Di Redazione
Adesso Carlos De Lellis parla, e lo fa a ruota libera, ai microfoni di Matteo Marchetti per SportPiacenza. L’ex preparatore atletico della Gas Sales Bluenergy Piacenza, coinvolto nella vicenda giudiziaria relativa al caso di doping del centrale Alberto Polo, a maggio è stato assolto in via definitiva dalla Corte nazionale di appello antidoping (mentre al giocatore sono toccati 4 anni di squalifica), e ora può dire la sua sulla lunga e intricata querelle: “Mi sono sentito tradito e usato“.
“È evidente – afferma il preparatore – che a più di qualcuno faceva, e ancora oggi fa comodo scaricare l’intera responsabilità della vicenda su di me. A seguito dell’accertamento della positività dell’atleta ho subito pressioni di ogni genere e tipo affinché assumessi il ruolo di capro espiatorio. Consapevole della mia innocenza, e fiducioso che la stessa sarebbe emersa nelle competenti sedi, mi sono fermamente rifiutato. È quindi iniziato nei miei confronti un indecoroso linciaggio mediatico, in alcuni casi alimentato da calunniatori celati dietro fantomatici nickname e ‘cavalcato’ da certi giornalisti poco propensi al garantismo“.

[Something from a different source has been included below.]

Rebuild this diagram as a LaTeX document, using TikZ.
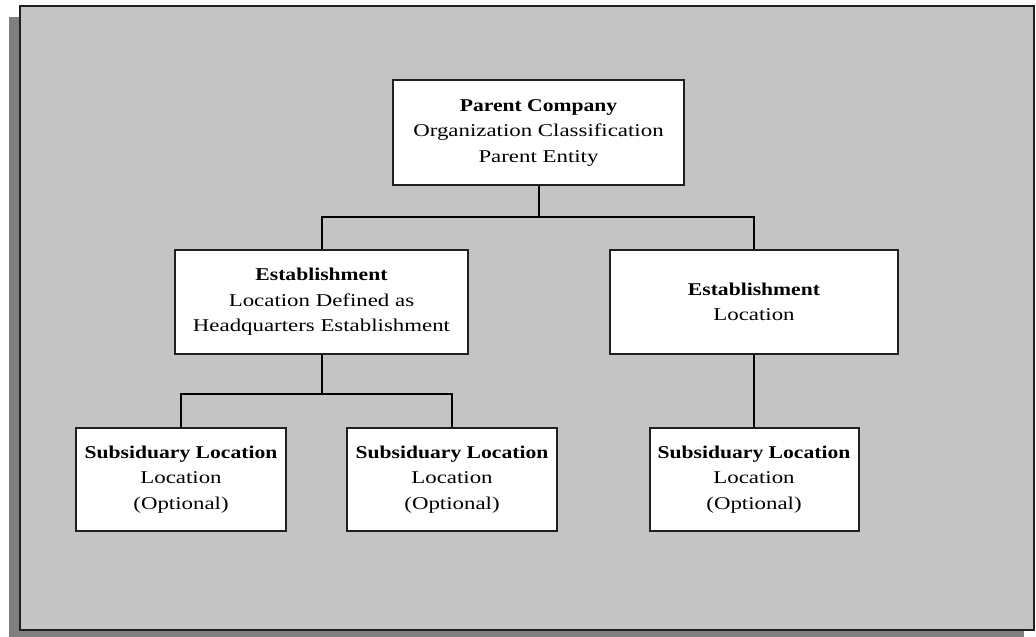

Nell’intervista De Lellis riassume così la sentenza: “Da un lato si è riscontrata nel campione biologico dell’atleta la presenza di sostanze vietate, e dall’altro si è accertato che non sono stato io a somministrargliele, e neppure ero anche solo a conoscenza della natura illecita dei prodotti assunti dal signor Polo“. I commentatori sono però rimasti perplessi sul fatto che l’atleta abbia potuto “prescriversi” da solo i farmaci vietati: “In realtà – sostiene De Lellis – non è infrequente che l’assunzione e l’eventuale prescrizione di un prodotto avvengano in buona fede, per finalità diverse e senza la consapevolezza della sua incompatibilità con la normativa. Nonostante ciò, purtroppo, gli atleti sono comunque chiamati a rispondere della violazione, perché su di loro grava un preciso onere di verificare preventivamente la composizione di tutto quanto introducono nel proprio organismo“.
Ora il preparatore italo-argentino si augura che la battaglia giudiziaria non pregiudichi il prosieguo della sua carriera: “Voglio pensare – conclude – che tra gli addetti ai lavori e, più in generale, nell’opinione pubblica di buona fede prevalga la convinzione che una persona che ha dovuto lottare per il riconoscimento della propria estraneità ad un’infamante accusa, riuscendoci, sia in un certo senso ancora più meritevole di un’opportunità rispetto a chi non ha mai dovuto imbattersi in tali situazioni“.